The researchers demonstrated the solution by running a global marine ecosystem model, EcoOcean, hundreds of times, to see how it is affected by variability in ocean conditions. While with previous methods, this modelling task would have taken weeks to complete, they were able to complete it in just 30 hours, just using available laptops and desktops. 

“It is conceptually simple solutions such as these that may make the process of marine ecosystem modelling easier and more operational around the globe, thus opening the door for scientific management breakthroughs,” the researchers emphasised. 

“Our case study demonstrates that a simple and free distributed execution framework has the potential to empower any modeling group with the fundamental capabilities to operationalise marine ecosystem modelling”, they added.

More technically, the researchers reported that the results of the experiment they carried out indicate that ESM internal variability has a relatively low impact on the MEM variability when compared with broad assumptions related to reconstructed fisheries, though the results are sensitive to the ESM specificities. 

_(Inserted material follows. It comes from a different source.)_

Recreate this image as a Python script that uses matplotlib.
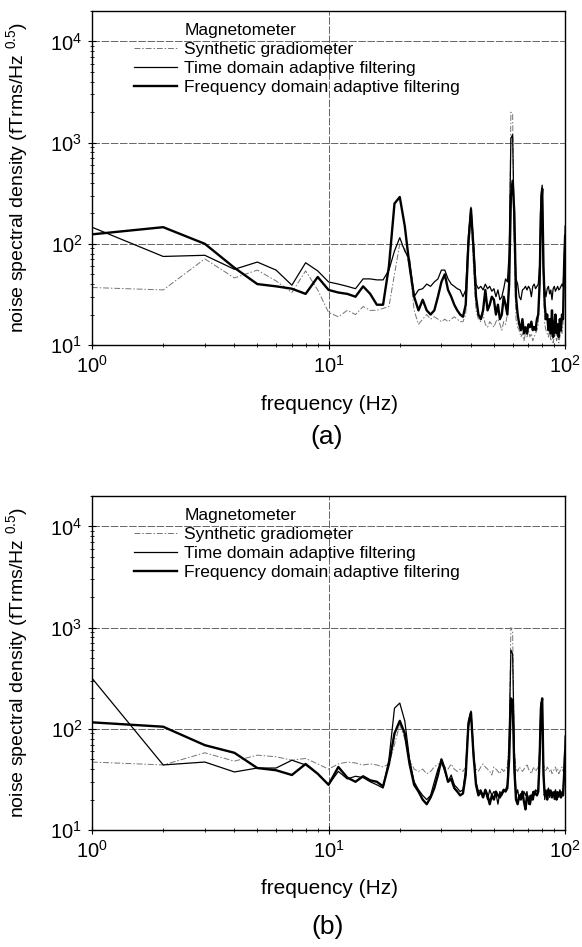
import numpy as np
import matplotlib
matplotlib.use("Agg")
import matplotlib.pyplot as plt

plt.rcParams['font.family'] = ['Liberation Sans', 'DejaVu Sans']
plt.rcParams['mathtext.fontset'] = 'custom'
plt.rcParams['mathtext.rm'] = 'Liberation Sans'
plt.rcParams['mathtext.it'] = 'Liberation Sans'

# frequência em Hz (resolução de 1 Hz)
freq = np.arange(1, 101)

# painel (a)
grad_a = [37, 35, 71, 46, 55, 43, 33, 54, 35, 21, 19, 22, 20, 24, 22, 22, 23, 24, 50, 100,
          90, 60, 22, 16, 18, 20, 18, 19, 18, 17, 18, 17, 18, 19, 18, 17, 17, 20, 80, 200,
          60, 22, 18, 17, 20, 16, 15, 17, 16, 15, 17, 18, 16, 14, 17, 16, 20, 60, 2000, 1900,
          80, 18, 15, 14, 12, 13, 11, 13, 12, 14, 12, 13, 11, 12, 13, 14, 16, 40, 250, 300,
          40, 16, 14, 13, 12, 14, 11, 13, 10.5, 12, 14, 11, 13, 10.5, 12, 14, 13, 16, 50, 100]
time_a = [146, 75, 77, 56, 66, 55, 39, 65, 54, 42, 40, 38, 36, 45, 45, 44, 44, 55, 85, 115,
          85, 70, 30, 35, 36, 40, 38, 42, 45, 55, 55, 45, 40, 38, 36, 35, 30, 35, 120, 230,
          100, 40, 36, 38, 35, 40, 36, 38, 34, 36, 30, 35, 28, 30, 36, 45, 42, 80, 1100, 1200,
          120, 45, 40, 30, 28, 35, 36, 38, 35, 38, 36, 30, 38, 40, 36, 38, 40, 60, 300, 380,
          50, 35, 30, 36, 38, 32, 35, 28, 36, 38, 34, 36, 38, 35, 36, 38, 40, 38, 60, 150]
fdom_a = [124, 146, 100, 58, 40, 38, 36, 32, 47, 35, 33, 32, 30, 38, 32, 25, 25, 60, 250, 290,
          150, 60, 30, 22, 28, 22, 20, 22, 30, 42, 50, 35, 30, 25, 22, 20, 19, 25, 100, 220,
          90, 30, 20, 18, 22, 35, 22, 25, 30, 28, 20, 25, 18, 20, 30, 25, 20, 40, 300, 420,
          200, 30, 20, 16, 14, 18, 13, 15, 13, 16, 15, 17, 14, 15, 14, 18, 20, 40, 200, 350,
          60, 25, 18, 20, 14, 18, 13, 22, 12, 15, 20, 13, 16, 12, 18, 14, 20, 18, 60, 120]

# painel (b)
grad_b = [47, 44, 58, 48, 55, 53, 49, 51, 45, 40, 45, 47, 46, 44, 45, 44, 42, 45, 70, 110,
          80, 50, 40, 38, 40, 36, 38, 42, 45, 44, 42, 40, 45, 40, 38, 40, 38, 42, 100, 130,
          50, 40, 38, 42, 45, 42, 40, 38, 35, 42, 40, 38, 36, 40, 38, 40, 42, 80, 1000, 900,
          60, 40, 38, 42, 40, 38, 40, 42, 45, 40, 38, 36, 40, 42, 38, 40, 42, 60, 150, 170,
          45, 40, 38, 42, 40, 38, 40, 36, 38, 40, 42, 38, 40, 36, 38, 40, 42, 38, 40, 50]
time_b = [317, 44, 47, 37.5, 41, 41, 49, 44, 36, 28, 38, 32, 34, 33, 30, 28, 26, 50, 160, 180,
          120, 50, 30, 25, 22, 20, 22, 30, 40, 48, 38, 30, 35, 28, 26, 24, 25, 40, 120, 150,
          60, 30, 24, 25, 22, 24, 20, 25, 22, 24, 23, 18, 24, 22, 24, 25, 28, 80, 600, 550,
          60, 22, 25, 20, 23, 21, 24, 22, 24, 18, 22, 20, 24, 22, 25, 24, 26, 60, 180, 190,
          40, 20, 25, 22, 26, 21, 25, 23, 24, 20, 25, 22, 24, 21, 25, 23, 24, 22, 40, 85]
fdom_b = [116, 105, 69, 58, 41, 39, 35, 45, 36, 28, 42, 33, 30, 34, 31, 30, 27, 45, 90, 120,
          90, 45, 28, 24, 20, 18, 21, 26, 35, 50, 40, 30, 32, 26, 24, 22, 23, 35, 110, 145,
          55, 28, 22, 24, 21, 25, 22, 18, 22, 20, 24, 22, 21, 23, 25, 24, 26, 50, 200, 190,
          40, 20, 18, 22, 20, 24, 19, 16, 22, 20, 18, 22, 20, 24, 23, 22, 24, 50, 160, 200,
          35, 22, 24, 20, 25, 22, 24, 21, 23, 22, 24, 20, 23, 22, 24, 21, 23, 22, 35, 60]

labels = ["Magnetometer", "Synthetic gradiometer",
          "Time domain adaptive filtering", "Frequency domain adaptive filtering"]

fig = plt.figure(figsize=(5.82, 9.47), dpi=100)

panels = [
    ([0.158, 0.6357, 0.813, 0.3527], grad_a, time_a, fdom_a, 405, 437, "(a)"),
    ([0.158, 0.1235, 0.813, 0.3527], grad_b, time_b, fdom_b, 888, 927, "(b)"),
]

for pos, grad, tdom, fdom, ylab_px, tag_px, tag in panels:
    ax = fig.add_axes(pos)
    ax.plot([], [], color='white', lw=1, label=labels[0])
    ax.plot(freq, grad, color='0.45', lw=0.7, ls=(0, (6, 2, 1.5, 2)), label=labels[1])
    ax.plot(freq, tdom, color='black', lw=0.9, label=labels[2])
    ax.plot(freq, fdom, color='black', lw=1.7, label=labels[3])

    ax.set_xscale('log')
    ax.set_yscale('log')
    ax.set_xlim(1, 100)
    ax.set_ylim(10, 2e4)
    ax.grid(True, which='major', color='0.3', lw=0.6, ls=(0, (9, 2)))
    ax.tick_params(which='both', direction='inout', labelsize=14.5, top=False, right=False)
    ax.tick_params(which='major', length=6, width=0.8, pad=4)
    ax.tick_params(which='minor', length=3.5, width=0.6)
    for s in ax.spines.values():
        s.set_linewidth(1.0)

    ax.legend(loc='upper left', bbox_to_anchor=(0.089, 0.965), frameon=False,
              fontsize=12.5, handlelength=2.5, handletextpad=0.4, labelspacing=0.22,
              borderpad=0, borderaxespad=0)

    fig.text(0.567, 1 - ylab_px / 947, "frequency (Hz)", ha='center', va='center', fontsize=15)
    fig.text(0.562, 1 - tag_px / 947, tag, ha='center', va='center', fontsize=19)
    yc = pos[1] + pos[3] / 2
    fig.text(17 / 582, yc, "noise spectral density (fTrms/Hz $^{0.5}$)",
             rotation=90, ha='center', va='center', fontsize=14)

fig.savefig("out.png", dpi=100)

“Our case study warrants further systematic explorations to disentangle the impacts of climate change, fisheries scenarios, MEM internal ecological hypotheses, and ESM variability,” they concluded. 

A schematic overview of the workflow needed to systematically assess Marine Ecosystem Models, here used to perform a hypothetical limited uncertainty assessment. The left panel shows this exercise deployed on a single desktop computer; the right panel shows this same exercise, transparently dispatched across any available hardware.